--- Written problem ---
Only the lines from the top of the listing below to the line that has "var yTicks = [0, 5, 10, 15];" should be echoed, with both ends kept and pictures left out.

--- Given data ---
• • • • • • •
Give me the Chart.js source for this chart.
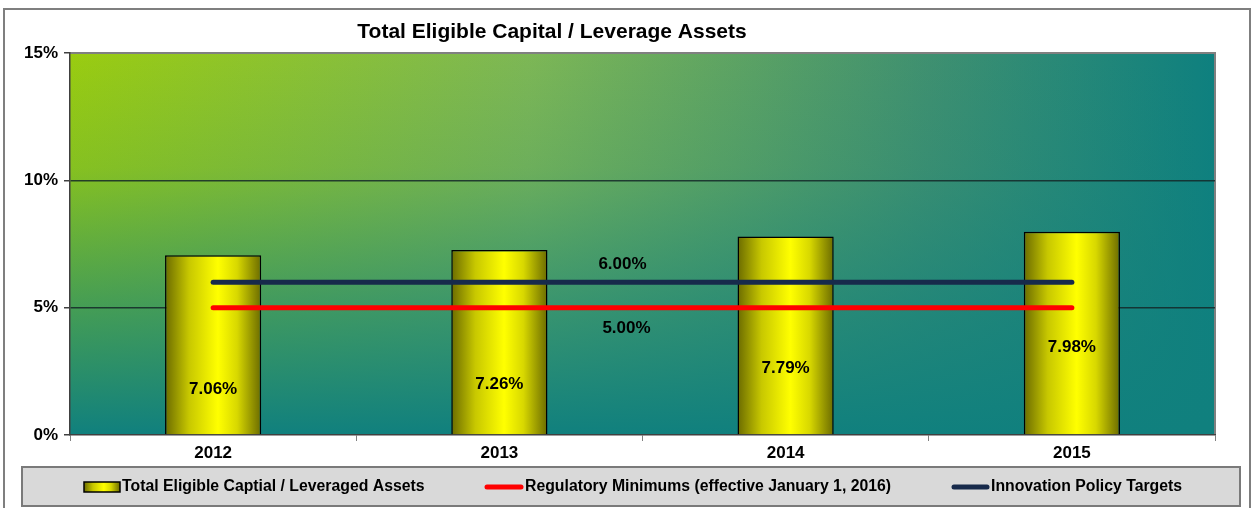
<!DOCTYPE html>
<html>
<head>
<meta charset="utf-8">
<script src="https://cdn.jsdelivr.net/npm/chart.js@4"></script>
<style>
  html, body { margin: 0; padding: 0; background: #fff; }
  #wrap { width: 1253px; height: 508px; position: relative; }
</style>
</head>
<body>
<div id="wrap"><canvas id="myChart" width="1253" height="508"></canvas></div>
<script>
// data
var years = ['2012', '2013', '2014', '2015'];
var capitalRatio = [7.06, 7.26, 7.79, 7.98];
var regulatoryMin = [5, 5, 5, 5];
var policyTarget = [6, 6, 6, 6];
var yTicks = [0, 5, 10, 15];

var titleText = 'Total Eligible Capital / Leverage Assets';
var seriesNames = ['Total Eligible Captial / Leveraged Assets',
                   'Regulatory Minimums (effective January 1, 2016)',
                   'Innovation Policy Targets'];

// where the value labels sit inside the bars (in axis units)
var barLabelAt = [1.8, 2.0, 2.6, 3.45];

var FONT = 'Arial, "Liberation Sans", sans-serif';

function barGradient(ctx, x0, x1) {
    var g = ctx.createLinearGradient(x0, 0, x1, 0);
    g.addColorStop(0, '#6b6b00');
    g.addColorStop(0.25, '#c8c800');
    g.addColorStop(0.55, '#ffff00');
    g.addColorStop(0.75, '#d8d800');
    g.addColorStop(1, '#6b6b00');
    return g;
}

// background, frame, title, labels and legend
var decor = {
    id: 'decor',
    beforeDraw: function(chart) {
        var ctx = chart.ctx, a = chart.chartArea;
        ctx.save();
        ctx.fillStyle = '#ffffff';
        ctx.fillRect(0, 0, chart.width, chart.height);
        // outer frame
        ctx.strokeStyle = '#7f7f7f';
        ctx.lineWidth = 2;
        ctx.strokeRect(4, 9, 1246, 520);
        // plot area gradient
        var gh = ctx.createLinearGradient(a.left, 0, a.right, 0);
        gh.addColorStop(0, '#9acc10');
        gh.addColorStop(0.4, '#7db755');
        gh.addColorStop(0.75, '#3f9070');
        gh.addColorStop(1, '#0e807f');
        ctx.fillStyle = gh;
        ctx.fillRect(a.left, a.top, a.right - a.left, a.bottom - a.top);
        var gv = ctx.createLinearGradient(0, a.top, 0, a.bottom);
        gv.addColorStop(0, 'rgba(16,128,126,0)');
        gv.addColorStop(0.3, 'rgba(16,128,126,0.15)');
        gv.addColorStop(0.65, 'rgba(16,128,126,0.6)');
        gv.addColorStop(1, 'rgba(16,128,126,1)');
        ctx.fillStyle = gv;
        ctx.fillRect(a.left, a.top, a.right - a.left, a.bottom - a.top);
        // plot border top/right
        ctx.strokeStyle = '#808080';
        ctx.lineWidth = 2;
        ctx.beginPath();
        ctx.moveTo(a.left, a.top);
        ctx.lineTo(a.right, a.top);
        ctx.lineTo(a.right, a.bottom);
        ctx.stroke();
        // title
        ctx.fillStyle = '#000';
        ctx.font = 'bold 21px ' + FONT;
        ctx.textAlign = 'center';
        ctx.textBaseline = 'middle';
        ctx.fillText(titleText, 552, 32);
        ctx.restore();
    },
    afterDatasetsDraw: function(chart) {
        var ctx = chart.ctx, a = chart.chartArea;
        var xs = chart.scales.x, ys = chart.scales.y;
        ctx.save();
        ctx.fillStyle = '#000';
        ctx.font = 'bold 17px ' + FONT;
        ctx.textAlign = 'center';
        ctx.textBaseline = 'middle';
        capitalRatio.forEach(function(v, i) {
            ctx.fillText(v.toFixed(2) + '%', xs.getPixelForValue(i), ys.getPixelForValue(barLabelAt[i]));
        });
        var mid = (xs.getPixelForValue(1) + xs.getPixelForValue(2)) / 2 - 20;
        ctx.fillText(policyTarget[0].toFixed(2) + '%', mid, ys.getPixelForValue(policyTarget[0]) - 18);
        ctx.fillText(regulatoryMin[0].toFixed(2) + '%', mid + 4, ys.getPixelForValue(regulatoryMin[0]) + 21);

        // legend box
        ctx.fillStyle = '#d9d9d9';
        ctx.fillRect(22, 467, 1218, 39);
        ctx.strokeStyle = '#7a7a7a';
        ctx.lineWidth = 2;
        ctx.strokeRect(22, 467, 1218, 39);
        var ly = 487;
        ctx.fillStyle = barGradient(ctx, 84, 120);
        ctx.fillRect(84, ly - 5, 36, 10);
        ctx.strokeStyle = '#000';
        ctx.lineWidth = 1.5;
        ctx.strokeRect(84, ly - 5, 36, 10);
        ctx.lineCap = 'round';
        ctx.lineWidth = 5;
        ctx.strokeStyle = '#ff0000';
        ctx.beginPath(); ctx.moveTo(487, ly); ctx.lineTo(521, ly); ctx.stroke();
        ctx.strokeStyle = '#172a4b';
        ctx.beginPath(); ctx.moveTo(954, ly); ctx.lineTo(987, ly); ctx.stroke();
        ctx.fillStyle = '#000';
        ctx.font = 'bold 15.8px ' + FONT;
        ctx.textAlign = 'left';
        ctx.fillText(seriesNames[0], 122, ly);
        ctx.fillText(seriesNames[1], 525, ly);
        ctx.fillText(seriesNames[2], 991, ly);
        ctx.restore();
    }
};

var ctx = document.getElementById('myChart').getContext('2d');
var myChart = new Chart(ctx, {
    type: 'bar',
    data: {
        labels: years,
        datasets: [{
            label: seriesNames[2],
            type: 'line',
            data: policyTarget,
            borderColor: '#172a4b',
            borderWidth: 5,
            borderCapStyle: 'round',
            pointRadius: 0,
            fill: false,
            order: 0
        }, {
            label: seriesNames[1],
            type: 'line',
            data: regulatoryMin,
            borderColor: '#ff0000',
            borderWidth: 5,
            borderCapStyle: 'round',
            pointRadius: 0,
            fill: false,
            order: 0
        }, {
            label: seriesNames[0],
            data: capitalRatio,
            backgroundColor: function(c) {
                var chart = c.chart;
                var xs = chart.scales.x;
                if (!xs || !chart.chartArea) return '#ffff00';
                var cx = xs.getPixelForValue(c.dataIndex);
                var w = (xs.right - xs.left) / years.length * 0.336;
                return barGradient(chart.ctx, cx - w / 2, cx + w / 2);
            },
            borderColor: '#000',
            borderWidth: 1.5,
            barPercentage: 0.336,
            categoryPercentage: 1,
            order: 1
        }]
    },
    options: {
        responsive: false,
        animation: false,
        layout: { padding: { top: 53, right: 38, bottom: 43, left: 0 } },
        plugins: {
            legend: { display: false },
            title: { display: false },
            tooltip: { enabled: false }
        },
        scales: {
            x: {
                offset: true,
                grid: { offset: true, drawOnChartArea: false, color: '#808080', tickLength: 6 },
                border: { color: '#404040', width: 1.5 },
                ticks: { color: '#000', font: { family: FONT, size: 17, weight: 'bold' }, padding: 2 },
                afterFit: function(s) { s.height = 30; }
            },
            y: {
                min: 0,
                max: 15,
                afterBuildTicks: function(s) { s.ticks = yTicks.map(function(v) { return { value: v }; }); },
                grid: {
                    color: function(c) { return c.tick && (c.tick.value === 0 || c.tick.value === 15) ? 'rgba(0,0,0,0)' : 'rgba(20,40,40,0.85)'; },
                    tickColor: '#404040',
                    tickLength: 6,
                    lineWidth: 1.5
                },
                border: { color: '#404040', width: 1.5 },
                ticks: {
                    color: '#000',
                    font: { family: FONT, size: 17, weight: 'bold' },
                    padding: 6,
                    callback: function(v) { return v + '%'; }
                },
                afterFit: function(s) { s.width = 70; }
            }
        }
    },
    plugins: [decor]
});
</script>
</body>
</html>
• • • • • • •
--- Solution for this exercise ---
Give me the Chart.js source for this chart.
<!DOCTYPE html>
<html>
<head>
<meta charset="utf-8">
<script src="https://cdn.jsdelivr.net/npm/chart.js@4"></script>
<style>
  html, body { margin: 0; padding: 0; background: #fff; }
  #wrap { width: 1253px; height: 508px; position: relative; }
</style>
</head>
<body>
<div id="wrap"><canvas id="myChart" width="1253" height="508"></canvas></div>
<script>
// data
var years = ['2012', '2013', '2014', '2015'];
var capitalRatio = [7.06, 7.26, 7.79, 7.98];
var regulatoryMin = [5, 5, 5, 5];
var policyTarget = [6, 6, 6, 6];
var yTicks = [0, 5, 10, 15];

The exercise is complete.